### Provided data
* * * * *

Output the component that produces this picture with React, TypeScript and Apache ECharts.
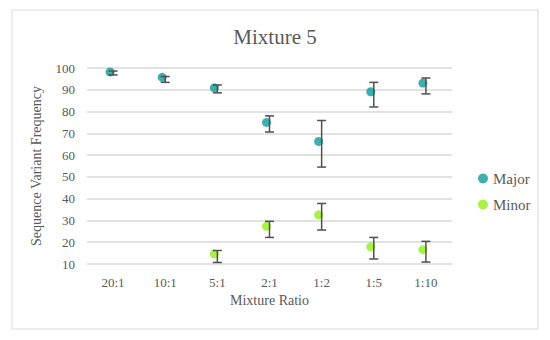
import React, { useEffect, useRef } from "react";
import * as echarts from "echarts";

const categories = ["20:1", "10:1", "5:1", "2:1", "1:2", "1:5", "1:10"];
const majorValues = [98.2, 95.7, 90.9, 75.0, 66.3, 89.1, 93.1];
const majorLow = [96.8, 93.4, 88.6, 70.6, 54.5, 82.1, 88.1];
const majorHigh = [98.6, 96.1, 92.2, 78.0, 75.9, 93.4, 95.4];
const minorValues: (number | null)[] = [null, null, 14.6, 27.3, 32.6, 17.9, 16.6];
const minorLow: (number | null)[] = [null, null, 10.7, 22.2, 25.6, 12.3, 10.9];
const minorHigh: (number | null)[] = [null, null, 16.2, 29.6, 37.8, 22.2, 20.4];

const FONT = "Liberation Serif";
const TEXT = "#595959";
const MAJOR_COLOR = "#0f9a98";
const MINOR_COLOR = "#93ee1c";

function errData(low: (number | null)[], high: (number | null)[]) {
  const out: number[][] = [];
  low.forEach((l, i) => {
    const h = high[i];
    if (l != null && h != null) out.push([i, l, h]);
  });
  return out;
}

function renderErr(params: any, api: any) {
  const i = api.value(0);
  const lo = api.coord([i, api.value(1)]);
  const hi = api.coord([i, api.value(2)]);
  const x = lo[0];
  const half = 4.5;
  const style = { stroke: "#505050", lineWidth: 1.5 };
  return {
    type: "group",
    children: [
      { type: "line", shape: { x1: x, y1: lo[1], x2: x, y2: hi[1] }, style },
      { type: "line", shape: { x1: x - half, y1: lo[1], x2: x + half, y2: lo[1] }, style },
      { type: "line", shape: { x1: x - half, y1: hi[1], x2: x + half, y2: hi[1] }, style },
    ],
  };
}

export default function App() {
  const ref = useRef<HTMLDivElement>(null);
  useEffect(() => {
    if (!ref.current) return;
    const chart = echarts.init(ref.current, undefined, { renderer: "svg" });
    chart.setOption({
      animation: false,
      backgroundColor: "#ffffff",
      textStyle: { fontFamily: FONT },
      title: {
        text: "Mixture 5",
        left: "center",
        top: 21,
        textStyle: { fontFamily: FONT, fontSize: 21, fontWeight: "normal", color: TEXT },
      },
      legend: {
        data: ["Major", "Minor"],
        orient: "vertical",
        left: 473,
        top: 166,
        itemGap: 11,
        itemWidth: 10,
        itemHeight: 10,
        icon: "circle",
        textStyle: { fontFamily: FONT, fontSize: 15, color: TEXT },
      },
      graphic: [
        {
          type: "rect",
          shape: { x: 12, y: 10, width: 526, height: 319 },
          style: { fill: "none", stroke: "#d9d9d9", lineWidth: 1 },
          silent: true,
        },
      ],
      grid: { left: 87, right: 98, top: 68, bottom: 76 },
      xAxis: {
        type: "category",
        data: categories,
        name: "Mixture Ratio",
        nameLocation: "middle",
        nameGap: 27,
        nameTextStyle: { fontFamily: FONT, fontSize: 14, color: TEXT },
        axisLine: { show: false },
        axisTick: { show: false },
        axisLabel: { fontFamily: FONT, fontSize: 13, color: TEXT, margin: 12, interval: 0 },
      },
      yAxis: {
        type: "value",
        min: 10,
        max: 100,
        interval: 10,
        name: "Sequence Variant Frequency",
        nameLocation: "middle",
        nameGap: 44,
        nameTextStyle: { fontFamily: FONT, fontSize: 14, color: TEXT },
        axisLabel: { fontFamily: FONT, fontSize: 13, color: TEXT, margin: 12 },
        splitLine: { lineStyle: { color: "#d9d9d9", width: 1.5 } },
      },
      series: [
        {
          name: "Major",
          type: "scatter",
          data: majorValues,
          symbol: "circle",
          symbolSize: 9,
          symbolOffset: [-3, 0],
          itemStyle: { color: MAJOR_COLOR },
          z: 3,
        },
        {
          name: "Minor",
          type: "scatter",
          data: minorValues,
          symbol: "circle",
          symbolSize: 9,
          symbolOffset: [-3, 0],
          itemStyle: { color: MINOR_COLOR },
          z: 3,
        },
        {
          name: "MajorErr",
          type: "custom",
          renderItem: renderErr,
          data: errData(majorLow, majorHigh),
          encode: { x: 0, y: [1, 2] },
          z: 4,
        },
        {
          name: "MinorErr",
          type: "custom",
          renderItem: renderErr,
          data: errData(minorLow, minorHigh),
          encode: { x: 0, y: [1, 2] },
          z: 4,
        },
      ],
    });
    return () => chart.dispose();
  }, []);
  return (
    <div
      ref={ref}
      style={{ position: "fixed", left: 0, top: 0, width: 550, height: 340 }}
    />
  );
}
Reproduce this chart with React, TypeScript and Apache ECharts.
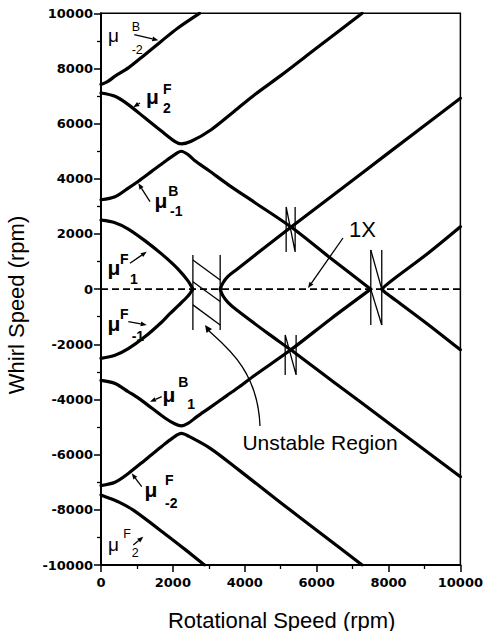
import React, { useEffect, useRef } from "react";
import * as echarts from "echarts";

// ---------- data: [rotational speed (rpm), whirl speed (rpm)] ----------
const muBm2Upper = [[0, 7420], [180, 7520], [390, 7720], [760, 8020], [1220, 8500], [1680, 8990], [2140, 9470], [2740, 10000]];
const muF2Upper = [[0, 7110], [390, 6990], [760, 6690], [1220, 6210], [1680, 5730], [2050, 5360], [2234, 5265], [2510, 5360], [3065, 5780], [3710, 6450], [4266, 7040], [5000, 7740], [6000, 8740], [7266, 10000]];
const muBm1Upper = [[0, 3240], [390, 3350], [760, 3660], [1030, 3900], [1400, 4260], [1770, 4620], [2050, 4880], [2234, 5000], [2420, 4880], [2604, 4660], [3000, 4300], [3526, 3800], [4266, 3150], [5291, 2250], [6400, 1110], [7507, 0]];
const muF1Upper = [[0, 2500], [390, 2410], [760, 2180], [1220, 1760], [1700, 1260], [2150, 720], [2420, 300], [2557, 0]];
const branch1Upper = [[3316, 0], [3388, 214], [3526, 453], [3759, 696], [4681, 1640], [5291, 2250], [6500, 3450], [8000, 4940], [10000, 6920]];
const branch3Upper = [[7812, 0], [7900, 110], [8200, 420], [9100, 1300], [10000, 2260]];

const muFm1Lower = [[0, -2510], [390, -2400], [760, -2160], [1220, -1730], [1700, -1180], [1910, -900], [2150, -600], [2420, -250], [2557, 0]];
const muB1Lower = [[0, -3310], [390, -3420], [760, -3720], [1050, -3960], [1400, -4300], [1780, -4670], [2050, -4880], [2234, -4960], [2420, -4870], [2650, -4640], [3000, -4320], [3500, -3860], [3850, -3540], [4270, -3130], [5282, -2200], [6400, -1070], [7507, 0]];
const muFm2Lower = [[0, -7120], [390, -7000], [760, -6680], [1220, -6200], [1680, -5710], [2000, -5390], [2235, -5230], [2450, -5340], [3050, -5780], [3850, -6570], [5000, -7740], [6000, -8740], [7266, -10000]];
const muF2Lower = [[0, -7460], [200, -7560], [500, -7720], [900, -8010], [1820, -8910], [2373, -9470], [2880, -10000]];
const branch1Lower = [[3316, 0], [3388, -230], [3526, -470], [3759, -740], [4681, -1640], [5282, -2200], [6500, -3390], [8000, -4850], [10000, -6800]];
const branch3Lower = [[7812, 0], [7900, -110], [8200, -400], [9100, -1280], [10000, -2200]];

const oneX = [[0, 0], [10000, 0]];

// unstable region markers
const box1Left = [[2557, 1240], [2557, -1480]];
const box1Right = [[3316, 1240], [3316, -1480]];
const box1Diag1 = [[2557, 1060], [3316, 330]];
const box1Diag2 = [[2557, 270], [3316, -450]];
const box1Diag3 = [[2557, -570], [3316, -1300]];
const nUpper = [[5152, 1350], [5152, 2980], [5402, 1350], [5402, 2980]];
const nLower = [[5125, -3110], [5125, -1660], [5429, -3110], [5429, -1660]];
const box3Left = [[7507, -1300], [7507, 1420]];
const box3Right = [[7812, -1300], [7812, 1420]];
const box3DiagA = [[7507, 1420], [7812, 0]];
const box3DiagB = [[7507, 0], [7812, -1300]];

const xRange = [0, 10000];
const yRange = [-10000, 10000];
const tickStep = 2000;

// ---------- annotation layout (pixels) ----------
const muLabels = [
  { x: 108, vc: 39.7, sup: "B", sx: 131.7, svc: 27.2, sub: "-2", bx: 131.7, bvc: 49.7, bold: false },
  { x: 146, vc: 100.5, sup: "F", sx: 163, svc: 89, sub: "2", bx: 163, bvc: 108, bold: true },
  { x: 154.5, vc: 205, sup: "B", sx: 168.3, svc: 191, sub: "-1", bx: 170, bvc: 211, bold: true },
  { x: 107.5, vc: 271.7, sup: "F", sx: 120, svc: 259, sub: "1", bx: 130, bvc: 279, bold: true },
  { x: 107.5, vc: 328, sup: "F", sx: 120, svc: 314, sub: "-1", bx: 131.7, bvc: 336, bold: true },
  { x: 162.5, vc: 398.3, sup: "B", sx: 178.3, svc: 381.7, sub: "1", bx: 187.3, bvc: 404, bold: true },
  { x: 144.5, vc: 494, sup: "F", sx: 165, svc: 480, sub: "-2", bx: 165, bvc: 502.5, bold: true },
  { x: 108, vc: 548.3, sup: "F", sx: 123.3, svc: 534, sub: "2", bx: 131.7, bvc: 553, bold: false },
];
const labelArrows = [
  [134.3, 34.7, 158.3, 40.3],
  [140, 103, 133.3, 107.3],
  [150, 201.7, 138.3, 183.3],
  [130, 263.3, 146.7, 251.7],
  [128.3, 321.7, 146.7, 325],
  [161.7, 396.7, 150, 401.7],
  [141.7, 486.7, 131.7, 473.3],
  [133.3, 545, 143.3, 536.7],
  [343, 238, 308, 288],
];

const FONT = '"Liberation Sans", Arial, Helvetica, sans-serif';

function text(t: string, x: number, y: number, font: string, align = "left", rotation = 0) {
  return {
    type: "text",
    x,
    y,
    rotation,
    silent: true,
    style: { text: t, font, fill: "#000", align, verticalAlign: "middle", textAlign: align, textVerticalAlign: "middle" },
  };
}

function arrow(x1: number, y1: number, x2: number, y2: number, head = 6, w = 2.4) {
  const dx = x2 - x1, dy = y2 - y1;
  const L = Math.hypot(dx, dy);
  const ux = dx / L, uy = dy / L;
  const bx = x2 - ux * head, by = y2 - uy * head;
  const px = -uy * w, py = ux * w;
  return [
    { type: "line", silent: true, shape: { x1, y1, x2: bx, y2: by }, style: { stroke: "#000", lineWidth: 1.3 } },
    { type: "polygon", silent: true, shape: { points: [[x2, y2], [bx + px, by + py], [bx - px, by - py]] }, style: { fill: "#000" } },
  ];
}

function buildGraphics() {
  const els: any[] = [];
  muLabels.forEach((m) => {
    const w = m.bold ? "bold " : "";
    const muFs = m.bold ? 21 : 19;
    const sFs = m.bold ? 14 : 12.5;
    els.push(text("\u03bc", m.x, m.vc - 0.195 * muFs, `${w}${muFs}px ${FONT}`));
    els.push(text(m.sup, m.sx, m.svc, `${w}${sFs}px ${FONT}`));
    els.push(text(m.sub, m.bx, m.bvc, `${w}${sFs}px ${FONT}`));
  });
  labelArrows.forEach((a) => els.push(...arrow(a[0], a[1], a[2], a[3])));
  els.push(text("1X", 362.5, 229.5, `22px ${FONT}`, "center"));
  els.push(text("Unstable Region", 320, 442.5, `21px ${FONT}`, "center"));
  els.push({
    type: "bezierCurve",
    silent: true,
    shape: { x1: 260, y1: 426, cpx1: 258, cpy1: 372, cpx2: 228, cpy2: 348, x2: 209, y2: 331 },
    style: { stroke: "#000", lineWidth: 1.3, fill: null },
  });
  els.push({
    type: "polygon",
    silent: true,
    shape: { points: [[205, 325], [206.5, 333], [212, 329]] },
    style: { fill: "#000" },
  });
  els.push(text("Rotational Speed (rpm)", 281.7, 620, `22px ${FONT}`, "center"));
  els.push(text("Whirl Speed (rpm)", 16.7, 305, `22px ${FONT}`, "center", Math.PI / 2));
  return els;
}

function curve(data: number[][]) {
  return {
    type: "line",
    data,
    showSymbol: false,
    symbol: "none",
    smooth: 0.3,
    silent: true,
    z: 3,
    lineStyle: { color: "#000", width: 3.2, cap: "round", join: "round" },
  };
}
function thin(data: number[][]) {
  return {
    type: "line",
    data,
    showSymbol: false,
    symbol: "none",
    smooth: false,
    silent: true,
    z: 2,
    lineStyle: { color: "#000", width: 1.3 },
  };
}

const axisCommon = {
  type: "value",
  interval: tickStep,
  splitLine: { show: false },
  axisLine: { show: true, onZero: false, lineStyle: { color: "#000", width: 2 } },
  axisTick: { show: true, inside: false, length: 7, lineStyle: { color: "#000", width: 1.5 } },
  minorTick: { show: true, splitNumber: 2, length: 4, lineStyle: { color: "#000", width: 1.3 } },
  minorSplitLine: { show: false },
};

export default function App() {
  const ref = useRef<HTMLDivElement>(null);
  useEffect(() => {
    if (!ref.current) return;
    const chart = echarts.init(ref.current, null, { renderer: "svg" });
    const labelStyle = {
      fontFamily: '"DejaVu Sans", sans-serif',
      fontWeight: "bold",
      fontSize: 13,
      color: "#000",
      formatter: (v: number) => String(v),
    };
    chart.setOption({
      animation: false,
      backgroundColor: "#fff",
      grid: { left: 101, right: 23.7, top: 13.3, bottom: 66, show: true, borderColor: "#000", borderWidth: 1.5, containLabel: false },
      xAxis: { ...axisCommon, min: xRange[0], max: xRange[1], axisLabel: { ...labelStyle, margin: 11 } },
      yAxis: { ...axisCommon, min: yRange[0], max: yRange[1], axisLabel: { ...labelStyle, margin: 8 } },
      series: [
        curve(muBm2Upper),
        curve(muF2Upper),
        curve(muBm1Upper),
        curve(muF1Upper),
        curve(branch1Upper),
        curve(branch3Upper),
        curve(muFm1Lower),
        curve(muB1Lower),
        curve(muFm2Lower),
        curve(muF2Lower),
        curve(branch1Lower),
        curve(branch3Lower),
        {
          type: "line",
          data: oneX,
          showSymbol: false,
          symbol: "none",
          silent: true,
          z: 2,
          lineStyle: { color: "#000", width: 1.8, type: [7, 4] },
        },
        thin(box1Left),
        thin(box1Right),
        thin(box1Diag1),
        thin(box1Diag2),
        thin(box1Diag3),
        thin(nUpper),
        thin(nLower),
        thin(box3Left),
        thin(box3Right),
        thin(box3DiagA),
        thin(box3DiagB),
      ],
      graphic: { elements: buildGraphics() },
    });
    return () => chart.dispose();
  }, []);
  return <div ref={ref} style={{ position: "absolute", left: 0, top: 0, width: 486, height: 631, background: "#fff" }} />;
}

* * * * *

### What to do
Between the line with "Reproduce this chart" and the line with "1300], [10000, 2260]];", ends included, lies the span to copy exactly; copy nothing else and leave out the pictures.

### Written answer
Reproduce this chart with React, TypeScript and Apache ECharts.
import React, { useEffect, useRef } from "react";
import * as echarts from "echarts";

// ---------- data: [rotational speed (rpm), whirl speed (rpm)] ----------
const muBm2Upper = [[0, 7420], [180, 7520], [390, 7720], [760, 8020], [1220, 8500], [1680, 8990], [2140, 9470], [2740, 10000]];
const muF2Upper = [[0, 7110], [390, 6990], [760, 6690], [1220, 6210], [1680, 5730], [2050, 5360], [2234, 5265], [2510, 5360], [3065, 5780], [3710, 6450], [4266, 7040], [5000, 7740], [6000, 8740], [7266, 10000]];
const muBm1Upper = [[0, 3240], [390, 3350], [760, 3660], [1030, 3900], [1400, 4260], [1770, 4620], [2050, 4880], [2234, 5000], [2420, 4880], [2604, 4660], [3000, 4300], [3526, 3800], [4266, 3150], [5291, 2250], [6400, 1110], [7507, 0]];
const muF1Upper = [[0, 2500], [390, 2410], [760, 2180], [1220, 1760], [1700, 1260], [2150, 720], [2420, 300], [2557, 0]];
const branch1Upper = [[3316, 0], [3388, 214], [3526, 453], [3759, 696], [4681, 1640], [5291, 2250], [6500, 3450], [8000, 4940], [10000, 6920]];
const branch3Upper = [[7812, 0], [7900, 110], [8200, 420], [9100, 1300], [10000, 2260]];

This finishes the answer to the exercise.